- [Provided material]

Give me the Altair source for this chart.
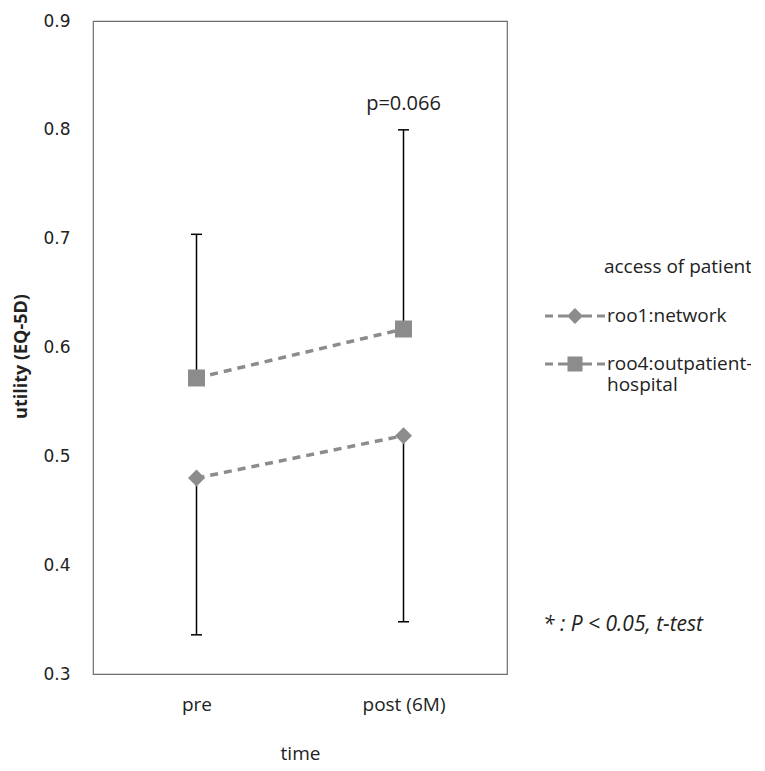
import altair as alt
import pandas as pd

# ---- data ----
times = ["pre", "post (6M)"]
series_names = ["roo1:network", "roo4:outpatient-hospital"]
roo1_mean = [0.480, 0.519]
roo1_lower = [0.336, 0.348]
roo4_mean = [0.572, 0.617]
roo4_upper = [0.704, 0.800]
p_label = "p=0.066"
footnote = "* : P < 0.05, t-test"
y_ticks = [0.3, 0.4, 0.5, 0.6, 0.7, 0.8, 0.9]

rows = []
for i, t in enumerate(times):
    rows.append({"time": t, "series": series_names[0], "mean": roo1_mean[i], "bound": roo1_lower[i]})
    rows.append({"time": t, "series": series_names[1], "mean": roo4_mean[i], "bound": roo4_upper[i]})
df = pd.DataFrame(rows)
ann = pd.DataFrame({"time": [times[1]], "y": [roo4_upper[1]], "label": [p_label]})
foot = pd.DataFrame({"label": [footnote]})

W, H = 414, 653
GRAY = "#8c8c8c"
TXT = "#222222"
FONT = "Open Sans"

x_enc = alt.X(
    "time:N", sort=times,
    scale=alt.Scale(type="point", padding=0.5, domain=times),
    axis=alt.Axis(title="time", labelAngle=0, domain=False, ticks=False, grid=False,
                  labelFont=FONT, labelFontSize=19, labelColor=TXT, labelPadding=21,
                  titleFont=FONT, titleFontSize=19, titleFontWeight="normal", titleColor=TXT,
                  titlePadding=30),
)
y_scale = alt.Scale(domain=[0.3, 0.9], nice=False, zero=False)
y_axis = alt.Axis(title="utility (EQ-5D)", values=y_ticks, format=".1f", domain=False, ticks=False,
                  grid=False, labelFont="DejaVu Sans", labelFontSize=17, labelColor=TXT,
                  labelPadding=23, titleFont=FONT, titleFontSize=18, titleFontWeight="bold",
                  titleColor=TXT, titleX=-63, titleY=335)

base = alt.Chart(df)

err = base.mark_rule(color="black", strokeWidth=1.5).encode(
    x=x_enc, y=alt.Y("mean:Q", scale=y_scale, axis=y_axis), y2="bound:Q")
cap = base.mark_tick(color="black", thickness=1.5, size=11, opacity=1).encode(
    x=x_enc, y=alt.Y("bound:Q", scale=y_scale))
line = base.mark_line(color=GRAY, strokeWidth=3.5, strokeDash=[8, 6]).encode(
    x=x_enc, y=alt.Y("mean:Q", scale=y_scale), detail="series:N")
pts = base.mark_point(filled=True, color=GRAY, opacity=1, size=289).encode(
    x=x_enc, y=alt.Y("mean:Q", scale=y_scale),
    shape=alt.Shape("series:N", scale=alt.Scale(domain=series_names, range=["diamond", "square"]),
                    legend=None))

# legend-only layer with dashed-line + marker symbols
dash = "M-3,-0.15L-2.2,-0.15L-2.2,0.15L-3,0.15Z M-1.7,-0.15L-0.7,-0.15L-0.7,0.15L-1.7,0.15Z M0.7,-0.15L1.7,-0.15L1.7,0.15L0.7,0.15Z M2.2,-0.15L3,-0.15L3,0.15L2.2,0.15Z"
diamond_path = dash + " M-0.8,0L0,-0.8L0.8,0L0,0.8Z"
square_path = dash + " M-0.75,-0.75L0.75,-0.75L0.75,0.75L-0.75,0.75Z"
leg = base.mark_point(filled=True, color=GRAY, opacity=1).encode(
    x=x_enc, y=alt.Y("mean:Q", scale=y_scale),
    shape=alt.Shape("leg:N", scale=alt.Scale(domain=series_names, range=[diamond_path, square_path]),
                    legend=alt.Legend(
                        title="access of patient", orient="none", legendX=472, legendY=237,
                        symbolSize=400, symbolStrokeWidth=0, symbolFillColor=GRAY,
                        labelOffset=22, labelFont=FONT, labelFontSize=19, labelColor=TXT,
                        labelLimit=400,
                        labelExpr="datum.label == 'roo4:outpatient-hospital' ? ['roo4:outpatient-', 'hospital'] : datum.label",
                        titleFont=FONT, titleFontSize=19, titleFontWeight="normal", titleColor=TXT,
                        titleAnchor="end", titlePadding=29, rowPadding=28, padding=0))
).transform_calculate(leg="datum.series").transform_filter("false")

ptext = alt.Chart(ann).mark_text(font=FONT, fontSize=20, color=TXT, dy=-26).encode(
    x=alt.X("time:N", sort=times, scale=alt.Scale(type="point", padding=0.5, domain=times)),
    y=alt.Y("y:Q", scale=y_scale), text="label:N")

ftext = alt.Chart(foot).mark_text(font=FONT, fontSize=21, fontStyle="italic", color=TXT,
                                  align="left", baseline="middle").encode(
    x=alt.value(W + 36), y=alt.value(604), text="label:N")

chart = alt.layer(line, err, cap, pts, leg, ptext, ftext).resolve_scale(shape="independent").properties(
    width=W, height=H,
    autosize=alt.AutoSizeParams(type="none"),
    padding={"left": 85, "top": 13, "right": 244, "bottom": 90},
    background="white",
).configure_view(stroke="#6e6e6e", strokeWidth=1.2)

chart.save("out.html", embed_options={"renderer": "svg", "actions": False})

- [Exercise requirements] Reproduce the material above exactly, first line through the line that contains "y_ticks = [0.3, 0.4, 0.5, 0.6, 0.7, 0.8, 0.9]", minus the pictures.

- [Full answer]
Give me the Altair source for this chart.
import altair as alt
import pandas as pd

# ---- data ----
times = ["pre", "post (6M)"]
series_names = ["roo1:network", "roo4:outpatient-hospital"]
roo1_mean = [0.480, 0.519]
roo1_lower = [0.336, 0.348]
roo4_mean = [0.572, 0.617]
roo4_upper = [0.704, 0.800]
p_label = "p=0.066"
footnote = "* : P < 0.05, t-test"
y_ticks = [0.3, 0.4, 0.5, 0.6, 0.7, 0.8, 0.9]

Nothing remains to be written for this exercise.